[start GIVEN RECORDS]

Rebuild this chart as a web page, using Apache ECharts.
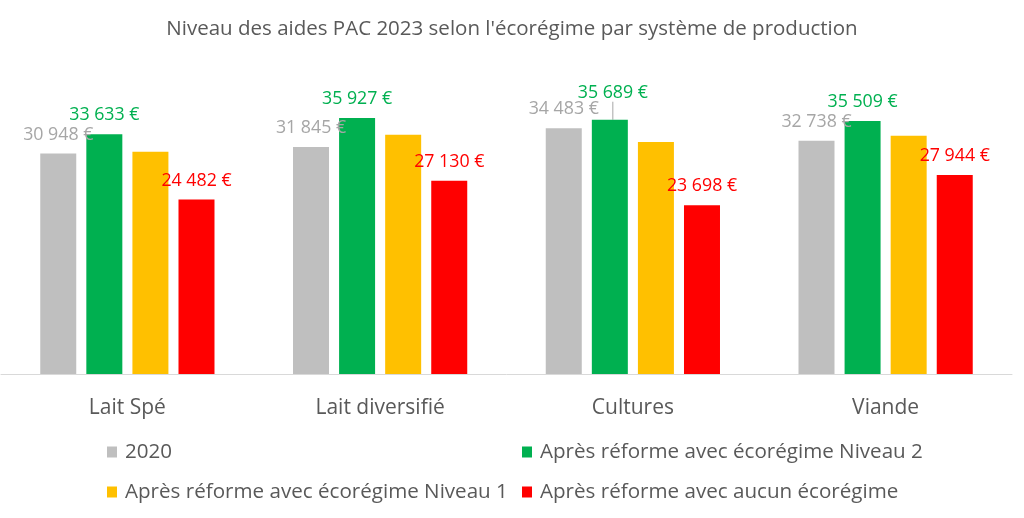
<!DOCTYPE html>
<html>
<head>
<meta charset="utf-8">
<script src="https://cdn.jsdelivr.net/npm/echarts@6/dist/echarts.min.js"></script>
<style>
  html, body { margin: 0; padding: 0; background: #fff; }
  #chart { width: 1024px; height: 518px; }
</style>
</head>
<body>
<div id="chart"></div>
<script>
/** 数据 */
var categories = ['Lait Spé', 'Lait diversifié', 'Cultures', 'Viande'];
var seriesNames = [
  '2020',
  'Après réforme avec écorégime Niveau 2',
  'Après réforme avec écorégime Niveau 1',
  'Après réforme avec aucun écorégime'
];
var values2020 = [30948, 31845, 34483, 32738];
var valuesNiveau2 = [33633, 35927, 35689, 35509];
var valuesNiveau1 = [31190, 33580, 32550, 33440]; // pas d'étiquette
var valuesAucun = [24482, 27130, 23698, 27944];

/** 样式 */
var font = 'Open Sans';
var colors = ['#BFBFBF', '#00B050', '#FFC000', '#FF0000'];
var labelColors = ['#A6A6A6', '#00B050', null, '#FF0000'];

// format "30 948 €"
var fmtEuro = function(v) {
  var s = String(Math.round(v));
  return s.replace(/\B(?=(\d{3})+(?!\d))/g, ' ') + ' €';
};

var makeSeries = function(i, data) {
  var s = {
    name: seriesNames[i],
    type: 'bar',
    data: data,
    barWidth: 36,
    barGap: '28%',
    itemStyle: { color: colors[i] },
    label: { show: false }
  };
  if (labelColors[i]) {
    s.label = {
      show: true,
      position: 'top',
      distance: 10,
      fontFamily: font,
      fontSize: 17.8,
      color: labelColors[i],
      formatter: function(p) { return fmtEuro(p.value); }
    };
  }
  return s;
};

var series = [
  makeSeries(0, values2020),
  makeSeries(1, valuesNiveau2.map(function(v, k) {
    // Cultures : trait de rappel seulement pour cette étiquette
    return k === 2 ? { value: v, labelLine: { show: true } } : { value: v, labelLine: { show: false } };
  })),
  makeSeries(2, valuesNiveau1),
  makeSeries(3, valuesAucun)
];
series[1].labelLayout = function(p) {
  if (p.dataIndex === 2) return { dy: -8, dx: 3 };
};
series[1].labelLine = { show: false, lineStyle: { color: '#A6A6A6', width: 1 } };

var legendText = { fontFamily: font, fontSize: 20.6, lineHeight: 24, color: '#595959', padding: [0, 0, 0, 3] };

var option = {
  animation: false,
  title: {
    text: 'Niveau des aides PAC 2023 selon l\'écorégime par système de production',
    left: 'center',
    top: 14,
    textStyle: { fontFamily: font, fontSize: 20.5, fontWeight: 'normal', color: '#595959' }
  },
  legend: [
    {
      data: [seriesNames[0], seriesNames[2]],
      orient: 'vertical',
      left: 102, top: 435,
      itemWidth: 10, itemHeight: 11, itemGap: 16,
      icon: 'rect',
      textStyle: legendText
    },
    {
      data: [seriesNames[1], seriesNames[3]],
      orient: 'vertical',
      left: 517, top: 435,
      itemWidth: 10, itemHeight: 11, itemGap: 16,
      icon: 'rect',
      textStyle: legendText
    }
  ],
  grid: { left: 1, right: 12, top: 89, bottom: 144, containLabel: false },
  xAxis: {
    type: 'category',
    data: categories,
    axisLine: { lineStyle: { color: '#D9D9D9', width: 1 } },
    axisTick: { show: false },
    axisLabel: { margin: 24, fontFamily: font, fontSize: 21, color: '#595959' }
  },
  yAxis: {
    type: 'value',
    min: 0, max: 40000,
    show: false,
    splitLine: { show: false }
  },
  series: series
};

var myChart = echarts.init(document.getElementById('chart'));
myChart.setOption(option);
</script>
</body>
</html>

[end GIVEN RECORDS]
[start GIVEN RECORDS]

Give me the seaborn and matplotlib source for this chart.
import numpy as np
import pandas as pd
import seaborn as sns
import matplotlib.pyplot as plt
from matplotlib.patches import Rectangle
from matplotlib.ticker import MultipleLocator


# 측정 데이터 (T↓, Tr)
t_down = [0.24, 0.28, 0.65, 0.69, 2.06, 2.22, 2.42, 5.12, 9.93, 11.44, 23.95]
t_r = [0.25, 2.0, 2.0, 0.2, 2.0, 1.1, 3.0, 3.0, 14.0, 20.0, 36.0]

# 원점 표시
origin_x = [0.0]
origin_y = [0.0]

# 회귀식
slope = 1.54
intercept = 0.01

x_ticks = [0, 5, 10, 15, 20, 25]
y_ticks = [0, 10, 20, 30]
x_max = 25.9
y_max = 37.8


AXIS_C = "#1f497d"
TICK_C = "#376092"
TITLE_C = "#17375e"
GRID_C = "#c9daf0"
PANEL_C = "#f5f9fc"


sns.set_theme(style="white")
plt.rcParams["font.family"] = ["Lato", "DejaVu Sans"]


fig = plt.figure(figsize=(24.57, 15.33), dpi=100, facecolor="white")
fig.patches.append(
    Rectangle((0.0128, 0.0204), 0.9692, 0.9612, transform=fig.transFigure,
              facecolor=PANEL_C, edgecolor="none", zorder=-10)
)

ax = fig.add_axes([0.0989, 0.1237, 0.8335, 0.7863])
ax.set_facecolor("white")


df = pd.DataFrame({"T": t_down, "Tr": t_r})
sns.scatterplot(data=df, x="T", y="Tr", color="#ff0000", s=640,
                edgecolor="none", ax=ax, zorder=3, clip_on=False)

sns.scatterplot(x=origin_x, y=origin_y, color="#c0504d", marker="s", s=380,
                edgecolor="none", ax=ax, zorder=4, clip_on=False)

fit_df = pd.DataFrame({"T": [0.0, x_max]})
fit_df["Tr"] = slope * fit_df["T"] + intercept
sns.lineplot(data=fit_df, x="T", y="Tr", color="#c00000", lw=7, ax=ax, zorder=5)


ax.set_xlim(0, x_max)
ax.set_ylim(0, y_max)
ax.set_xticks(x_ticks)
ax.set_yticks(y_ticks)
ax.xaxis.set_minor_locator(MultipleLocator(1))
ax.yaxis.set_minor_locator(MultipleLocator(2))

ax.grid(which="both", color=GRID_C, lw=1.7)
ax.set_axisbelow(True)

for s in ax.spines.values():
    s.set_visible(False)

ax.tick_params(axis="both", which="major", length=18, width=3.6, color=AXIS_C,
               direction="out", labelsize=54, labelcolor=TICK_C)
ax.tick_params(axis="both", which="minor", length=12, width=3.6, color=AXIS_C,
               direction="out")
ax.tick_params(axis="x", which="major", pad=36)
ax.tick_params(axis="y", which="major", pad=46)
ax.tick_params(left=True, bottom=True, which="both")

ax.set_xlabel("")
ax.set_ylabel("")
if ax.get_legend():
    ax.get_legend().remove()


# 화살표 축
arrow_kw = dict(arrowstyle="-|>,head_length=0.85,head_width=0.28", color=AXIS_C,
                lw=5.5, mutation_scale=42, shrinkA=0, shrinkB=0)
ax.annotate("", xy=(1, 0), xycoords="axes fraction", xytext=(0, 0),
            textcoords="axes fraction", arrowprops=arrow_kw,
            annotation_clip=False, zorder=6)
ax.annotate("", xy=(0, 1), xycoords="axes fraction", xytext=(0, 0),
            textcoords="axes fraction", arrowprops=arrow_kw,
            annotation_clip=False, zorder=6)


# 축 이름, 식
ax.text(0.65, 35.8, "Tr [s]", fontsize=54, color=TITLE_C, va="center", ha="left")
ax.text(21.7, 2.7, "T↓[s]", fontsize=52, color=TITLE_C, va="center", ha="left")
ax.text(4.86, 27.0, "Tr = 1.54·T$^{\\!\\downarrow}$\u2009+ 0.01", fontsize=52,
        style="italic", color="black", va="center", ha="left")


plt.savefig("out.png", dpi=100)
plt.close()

[end GIVEN RECORDS]

> **THE PROBLEM**
Output, from the data above, the lines from the line with "Give me the" to the line with "y_max = 37.8" exactly as they stand, both ends included and nothing else.

> **COMPLETE OUTPUT**
Give me the seaborn and matplotlib source for this chart.
import numpy as np
import pandas as pd
import seaborn as sns
import matplotlib.pyplot as plt
from matplotlib.patches import Rectangle
from matplotlib.ticker import MultipleLocator


# 측정 데이터 (T↓, Tr)
t_down = [0.24, 0.28, 0.65, 0.69, 2.06, 2.22, 2.42, 5.12, 9.93, 11.44, 23.95]
t_r = [0.25, 2.0, 2.0, 0.2, 2.0, 1.1, 3.0, 3.0, 14.0, 20.0, 36.0]

# 원점 표시
origin_x = [0.0]
origin_y = [0.0]

# 회귀식
slope = 1.54
intercept = 0.01

x_ticks = [0, 5, 10, 15, 20, 25]
y_ticks = [0, 10, 20, 30]
x_max = 25.9
y_max = 37.8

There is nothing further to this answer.